On Fri, Apr 15, 2011 at 11:19 AM, Ed Leafe <ed.leafe@xxxxxxxxxxxxx> wrote:
> On Apr 15, 2011, at 10:37 AM, Jay Pipes wrote:
>> The extra data would be more for the compute_nodes table I think, or
>> is it called hosts now?
>        I'm not sure how useful the compute_nodes table is anymore, at least not for scheduler. Currently only libvirt seems to populate it. I know it's not used at all with XenServer.
>        With the addition of zones, what we're moving toward is having the services periodically report their status to their zone manager, and the ZM managing that information in an internal dict structure rather than read/writing to a table. The scheduler will use that info in the ZM to make choices when provisioning a new instance. One of the benefits of such an approach is that if different virt types need to report different capabilities, you don't need a big honking table with lots of unused columns, and adding a new bit of info doesn't require a migration script.

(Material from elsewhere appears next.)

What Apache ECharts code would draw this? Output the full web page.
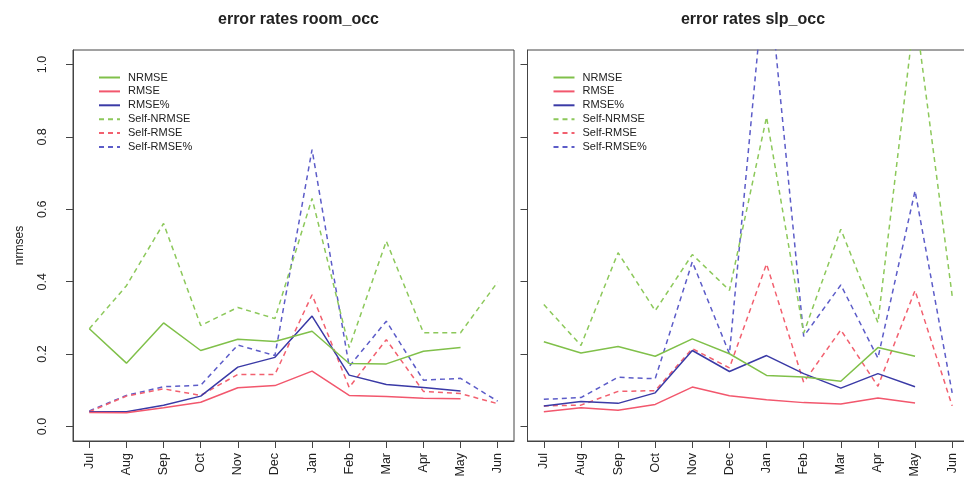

Yes, I'm aware of how the Zone Manager works. But, you still need a
persistent data store for attributes of the host. Just because you
store a cached in-memory copy of instance attributes, doesn't mean you
don't need a persistent data store. You still need a persistent data
store regardless of whether it's a database table, a FLAG value, or

> On Apr 15, 2011, at 10:58 AM, Jay Pipes wrote:
>>> As mentioned before, each service reports their capabilities to the ZoneManager via a rabbit call. There is no need to update any tables since this is all ephemeral and are raw python data structures. ie. make them as rich as you like.
>> Well, that's a bit of a misnomer ;) The persistent capabilities of a
>> zone are currently set in FLAG values, no? :)
>        Capabilities include things such as available disk/memory, cpu type, os type, etc., and only a few of those would lend themselves to FLAGs.

2 out of the 3 of your examples are flags.

Look, really, the point I was getting at in my original response was
that when we store in a database information about an entity, we
should store common attributes in the main table and
uncommon/infrequently accessed attributes in the corresponding
"_properties" (or "_metadata") table.